_Objective_: Could you retype the lines below, starting at the line holding "Convert this chart to Apache ECharts code." and stopping at the line holding "4630000, 5490000, 6920000];", inclusive? Copy them exactly and drop the images.

_Material supplied_:
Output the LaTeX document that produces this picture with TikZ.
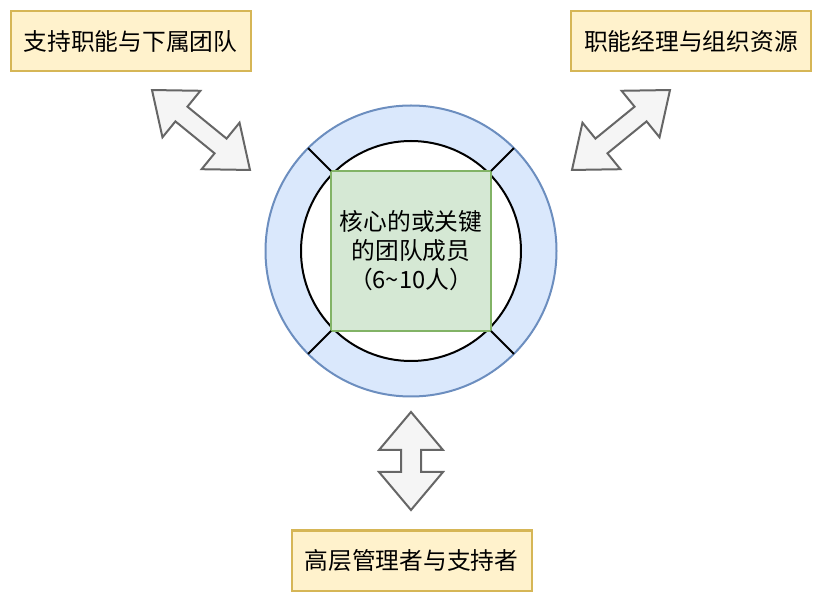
\documentclass[tikz,border=0pt]{standalone}
\usepackage{fontspec}
\newfontfamily\cjk{Noto Sans CJK SC}
\usepackage{tikz}
\usepackage{color}

\definecolor{boxfill}{HTML}{FFF2CC}
\definecolor{boxline}{HTML}{D6B656}
\definecolor{ringfill}{HTML}{DAE8FC}
\definecolor{ringline}{HTML}{6C8EBF}
\definecolor{corefill}{HTML}{D5E8D4}
\definecolor{coreline}{HTML}{82B366}
\definecolor{arrowfill}{HTML}{F5F5F5}
\definecolor{arrowline}{HTML}{666666}

% block arrow with two heads: centre x, centre y, angle, length, half head width, half shaft width
\newcommand{\dblarrow}[6]{%
  \begin{scope}[shift={(#1,#2)},rotate=#3]
    \filldraw[bigarrow] ({-#4/2},0) -- ({-#4/2+38},#5) -- ({-#4/2+38},#6) -- ({#4/2-38},#6)
      -- ({#4/2-38},#5) -- ({#4/2},0) -- ({#4/2-38},-#5) -- ({#4/2-38},-#6)
      -- ({-#4/2+38},-#6) -- ({-#4/2+38},-#5) -- cycle;
  \end{scope}}

\begin{document}
\begin{tikzpicture}[x=0.75pt,y=-0.75pt,line width=1.5pt,
    every node/.style={font=\cjk\fontsize{17.8}{21.8}\selectfont,inner sep=0pt,outer sep=0pt},
    group/.style={draw=boxline,fill=boxfill,minimum width=180pt,minimum height=45pt},
    bigarrow/.style={draw=arrowline,fill=arrowfill,line join=miter}]
  \useasboundingbox (0,0) rectangle (822,602);

  \node[circle,draw=ringline,fill=ringfill,minimum size=218.25pt] (ring) at (411,251) {};
  \node[circle,draw=black,fill=white,minimum size=165pt] (inner) at (411,251) {};
  \node[draw=coreline,fill=corefill,minimum size=120pt,align=center] (core) at (411,251)
    {核心的或关键\\的团队成员\\（6\char"007E 10人）};
  \draw (core.north west) -- (ring.135);
  \draw (core.north east) -- (ring.45);
  \draw (core.south west) -- (ring.225);
  \draw (core.south east) -- (ring.315);

  \node[group] (support) at (130.5,41) {支持职能与下属团队};
  \node[group] (manager) at (691,41) {职能经理与组织资源};
  \node[group] (leaders) at (411.5,560.5) {高层管理者与支持者};

  \dblarrow{201}{130}{-39.2}{126.5}{30}{9.5}
  \dblarrow{621}{130}{39.2}{126.5}{30}{9.5}
  \dblarrow{411}{461}{90}{98}{32}{10}
\end{tikzpicture}
\end{document}
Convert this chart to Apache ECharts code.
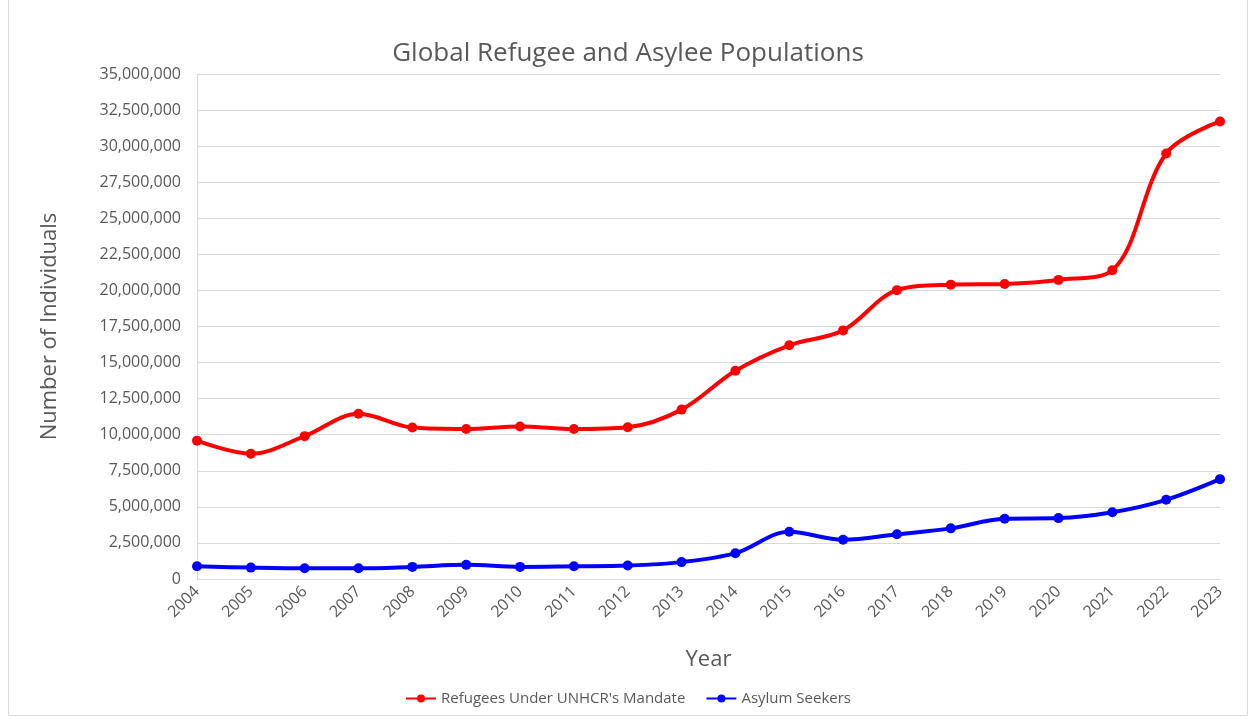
<!DOCTYPE html>
<html>
<head>
<meta charset="utf-8">
<script src="https://cdn.jsdelivr.net/npm/echarts@6/dist/echarts.min.js"></script>
<style>
  html,body{margin:0;padding:0;background:#fff;}
  #main{position:absolute;left:8px;top:0;width:1240px;height:716px;border:1px solid #d9d9d9;border-top:none;box-sizing:border-box;}
</style>
</head>
<body>
<div id="main"></div>
<script>
// years on the x axis
var years = ['2004','2005','2006','2007','2008','2009','2010','2011','2012','2013',
             '2014','2015','2016','2017','2018','2019','2020','2021','2022','2023'];
// refugees under UNHCR mandate
var refugees = [9590000, 8680000, 9900000, 11450000, 10500000, 10400000, 10570000, 10400000, 10520000, 11740000,
                14430000, 16200000, 17230000, 20020000, 20400000, 20450000, 20730000, 21400000, 29490000, 31710000];
// asylum seekers
var asylum = [880000, 790000, 740000, 740000, 840000, 980000, 840000, 880000, 930000, 1170000,
              1790000, 3270000, 2720000, 3100000, 3510000, 4180000, 4220000, 4630000, 5490000, 6920000];

var txt = '#595959';
var font = '"Open Sans", "Noto Sans", sans-serif';

var myChart = echarts.init(document.getElementById('main'));
var option = {
    animation: false,
    backgroundColor: '#fff',
    textStyle: { fontFamily: font },
    title: {
        text: 'Global Refugee and Asylee Populations',
        left: 'center',
        top: 36,
        textStyle: { color: txt, fontSize: 26, fontWeight: 'normal', fontFamily: font }
    },
    legend: {
        bottom: 4,
        left: 'center',
        itemWidth: 30,
        itemHeight: 10,
        itemGap: 20,
        textStyle: { color: txt, fontSize: 15, fontFamily: font },
        data: ["Refugees Under UNHCR's Mandate", 'Asylum Seekers']
    },
    grid: {
        left: 188,
        right: 27,
        top: 74,
        bottom: 136
    },
    xAxis: {
        type: 'category',
        data: years,
        boundaryGap: false,
        name: 'Year',
        nameLocation: 'middle',
        nameGap: 70,
        nameTextStyle: { color: txt, fontSize: 22, fontFamily: font },
        axisLine: { lineStyle: { color: '#d9d9d9', width: 1 } },
        axisTick: { show: false },
        axisLabel: { rotate: 45, color: txt, fontSize: 16, margin: 10 }
    },
    yAxis: {
        type: 'value',
        min: 0,
        max: 35000000,
        interval: 2500000,
        name: 'Number of Individuals',
        nameLocation: 'middle',
        nameGap: 136,
        nameTextStyle: { color: txt, fontSize: 22, fontFamily: font },
        axisLine: { show: true, lineStyle: { color: '#d9d9d9' } },
        axisTick: { show: false },
        splitLine: { lineStyle: { color: '#d9d9d9', width: 1 } },
        axisLabel: {
            color: txt,
            fontSize: 16,
            margin: 16,
            formatter: function (v) { return v.toLocaleString('en-US'); }
        }
    },
    series: [{
        name: "Refugees Under UNHCR's Mandate",
        type: 'line',
        data: refugees,
        smooth: 0.35,
        symbol: 'circle',
        symbolSize: 10,
        itemStyle: { color: '#ff0000' },
        lineStyle: { color: '#ff0000', width: 4 }
    }, {
        name: 'Asylum Seekers',
        type: 'line',
        data: asylum,
        smooth: 0.35,
        symbol: 'circle',
        symbolSize: 10,
        itemStyle: { color: '#0000ff' },
        lineStyle: { color: '#0000ff', width: 4 }
    }]
};
myChart.setOption(option);
</script>
</body>
</html>
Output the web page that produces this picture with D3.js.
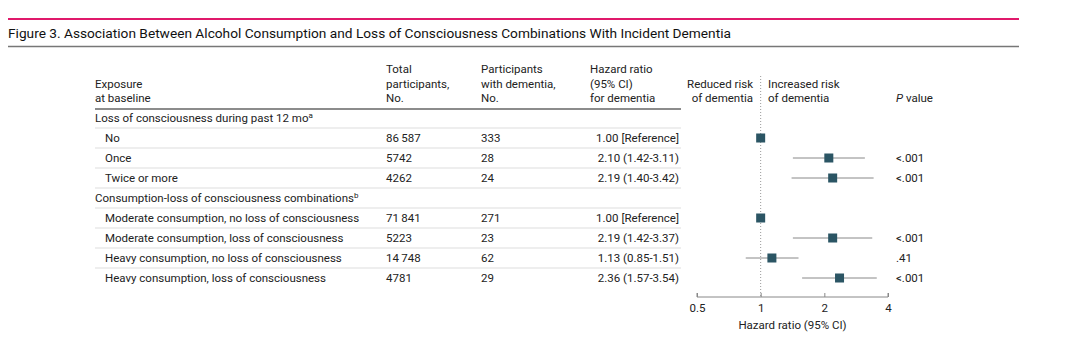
<!DOCTYPE html>
<html>
<head>
<meta charset="utf-8">
<script src="https://cdn.jsdelivr.net/npm/d3@7"></script>
<style>
  body { margin: 0; background: #fff; }
  svg text { font-family: Roboto, "Open Sans", sans-serif; fill: #222; }
</style>
</head>
<body>
<svg id="chart" width="1080" height="343"></svg>
<script>
// rows of the table (group headers have no values)
var rowLabels = ["Loss of consciousness during past 12 mo", "No", "Once", "Twice or more",
                 "Consumption-loss of consciousness combinations",
                 "Moderate consumption, no loss of consciousness", "Moderate consumption, loss of consciousness",
                 "Heavy consumption, no loss of consciousness", "Heavy consumption, loss of consciousness"];
var rowNotes = ["a", null, null, null, "b", null, null, null, null];
var isGroup = [true, false, false, false, true, false, false, false, false];
var totals = [null, "86\u2009587", "5742", "4262", null, "71\u2009841", "5223", "14\u2009748", "4781"];
var withDementia = [null, "333", "28", "24", null, "271", "23", "62", "29"];
var hrValues = [null, 1.00, 2.10, 2.19, null, 1.00, 2.19, 1.13, 2.36];
var ciLow = [null, null, 1.42, 1.40, null, null, 1.42, 0.85, 1.57];
var ciHigh = [null, null, 3.11, 3.42, null, null, 3.37, 1.51, 3.54];
var hrText = [null, "1.00 [Reference]", "2.10 (1.42-3.11)", "2.19 (1.40-3.42)", null,
              "1.00 [Reference]", "2.19 (1.42-3.37)", "1.13 (0.85-1.51)", "2.36 (1.57-3.54)"];
var pValues = [null, "", "<.001", "<.001", null, "", "<.001", ".41", "<.001"];
var xTicks = [0.5, 1, 2, 4];

const svg = d3.select("#chart");
const fs = 11.5;

// title block
svg.append("line").attr("x1", 8).attr("x2", 1019).attr("y1", 19).attr("y2", 19)
   .attr("stroke", "#e0196b").attr("stroke-width", 2.2);
svg.append("text").attr("x", 8).attr("y", 38).style("font-size", "13.7px").style("fill", "#111")
   .text("Figure 3. Association Between Alcohol Consumption and Loss of Consciousness Combinations With Incident Dementia");
svg.append("line").attr("x1", 8).attr("x2", 1019).attr("y1", 46.5).attr("y2", 46.5)
   .attr("stroke", "#777").attr("stroke-width", 1.3);

// row positions
var y = d3.scalePoint().domain(d3.range(rowLabels.length)).range([118, 278]);

// columns
const col = { label: 95, sub: 105, total: 386, dem: 481, hr: 590, hrEnd: 679, p: 896 };

function header(x, lines, anchor, yEnd) {
    let t = svg.append("text").attr("x", x).attr("text-anchor", anchor || "start")
              .style("font-size", fs + "px");
    lines.forEach((l, i) => {
        t.append("tspan").attr("x", x).attr("y", yEnd - (lines.length - 1 - i) * 14.5).text(l);
    });
    return t;
}
header(col.label, ["Exposure", "at baseline"], "start", 102);
header(col.total, ["Total", "participants,", "No."], "start", 102);
header(col.dem, ["Participants", "with dementia,", "No."], "start", 102);
header(col.hr, ["Hazard ratio", "(95% CI)", "for dementia"], "start", 102);
header(753, ["Reduced risk", "of dementia"], "end", 102);
header(768, ["Increased risk", "of dementia"], "start", 102);
let pv = svg.append("text").attr("x", col.p).attr("y", 102).style("font-size", fs + "px");
pv.append("tspan").style("font-style", "italic").text("P");
pv.append("tspan").text(" value");

svg.append("line").attr("x1", 95).attr("x2", 681).attr("y1", 109).attr("y2", 109)
   .attr("stroke", "#666").attr("stroke-width", 1.3);

// row separators
const step = y.step();
d3.range(rowLabels.length - 1).forEach(i => {
    svg.append("line").attr("x1", 95).attr("x2", 681)
       .attr("y1", y(i) + step / 2).attr("y2", y(i) + step / 2)
       .attr("stroke", "#ddd").attr("stroke-width", 1);
});

// table text
const rows = svg.append("g").selectAll("g").data(rowLabels).join("g")
    .attr("transform", (d, i) => "translate(0," + (y(i) + 4) + ")");

rows.append("text")
    .attr("x", (d, i) => isGroup[i] ? col.label : col.sub)
    .style("font-size", fs + "px")
    .each(function(d, i) {
        let t = d3.select(this);
        t.append("tspan").text(d);
        if (rowNotes[i]) t.append("tspan").attr("dy", -4).style("font-size", "8px").text(rowNotes[i]);
    });
rows.append("text").attr("x", col.total).style("font-size", fs + "px").text((d, i) => totals[i] || "");
rows.append("text").attr("x", col.dem).style("font-size", fs + "px").text((d, i) => withDementia[i] || "");
rows.append("text").attr("x", col.hrEnd).attr("text-anchor", "end").style("font-size", fs + "px")
    .text((d, i) => hrText[i] || "");
rows.append("text").attr("x", col.p).style("font-size", fs + "px").text((d, i) => pValues[i] || "");

// forest plot
var x = d3.scaleLog().base(2).domain([0.5, 4]).range([697, 888]);

svg.append("line").attr("x1", x(1)).attr("x2", x(1)).attr("y1", 76).attr("y2", 297)
   .attr("stroke", "#999").attr("stroke-width", 1).attr("stroke-dasharray", "1,2");

const axis = d3.axisBottom(x).tickValues(xTicks).tickSize(-4).tickPadding(7)
    .tickFormat(d => d3.format("")(d));
const ax = svg.append("g").attr("transform", "translate(0,297)").call(axis);
ax.select(".domain").attr("stroke", "#888").attr("d", "M" + x(0.5) + ",-4V0H" + x(4) + "V-4");
ax.selectAll(".tick line").attr("stroke", "#888");
ax.selectAll(".tick text").style("font-size", fs + "px").style("fill", "#222")
   .style("font-family", "Roboto, sans-serif");
svg.append("text").attr("x", x(Math.SQRT2)).attr("y", 329).attr("text-anchor", "middle")
   .style("font-size", fs + "px").text("Hazard ratio (95% CI)");

const idx = d3.range(rowLabels.length).filter(i => hrValues[i] != null);
svg.append("g").selectAll("line").data(idx.filter(i => ciLow[i] != null)).join("line")
    .attr("x1", i => x(ciLow[i])).attr("x2", i => x(ciHigh[i]))
    .attr("y1", i => y(i)).attr("y2", i => y(i))
    .attr("stroke", "#888").attr("stroke-width", 1);
svg.append("g").selectAll("rect").data(idx).join("rect")
    .attr("x", i => x(hrValues[i]) - 4.5).attr("y", i => y(i) - 4.5)
    .attr("width", 9).attr("height", 9).attr("fill", "#2b5564");
</script>
</body>
</html>
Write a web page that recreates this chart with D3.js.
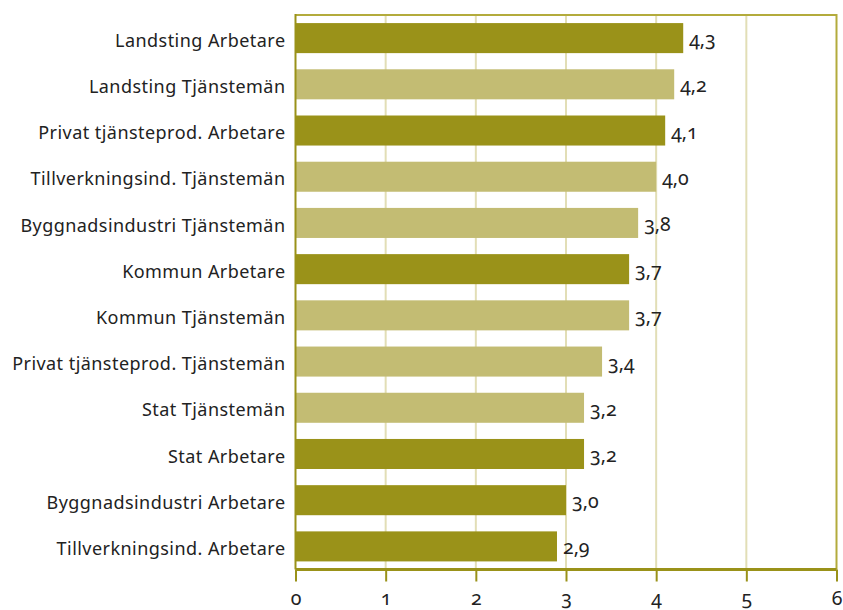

_Answer to this task_:
Convert this chart to Apache ECharts code.
<!DOCTYPE html>
<html>
<head>
<meta charset="utf-8">
<script src="https://cdn.jsdelivr.net/npm/echarts@6/dist/echarts.min.js"></script>
<style>
  html,body{margin:0;padding:0;background:#fff;}
  #main{position:absolute;left:8px;top:0;width:1240px;height:716px;border:1px solid #d9d9d9;border-top:none;box-sizing:border-box;}
</style>
</head>
<body>
<div id="main"></div>
<script>
// years on the x axis
var years = ['2004','2005','2006','2007','2008','2009','2010','2011','2012','2013',
             '2014','2015','2016','2017','2018','2019','2020','2021','2022','2023'];
// refugees under UNHCR mandate
var refugees = [9590000, 8680000, 9900000, 11450000, 10500000, 10400000, 10570000, 10400000, 10520000, 11740000,
                14430000, 16200000, 17230000, 20020000, 20400000, 20450000, 20730000, 21400000, 29490000, 31710000];
// asylum seekers
var asylum = [880000, 790000, 740000, 740000, 840000, 980000, 840000, 880000, 930000, 1170000,
              1790000, 3270000, 2720000, 3100000, 3510000, 4180000, 4220000, 4630000, 5490000, 6920000];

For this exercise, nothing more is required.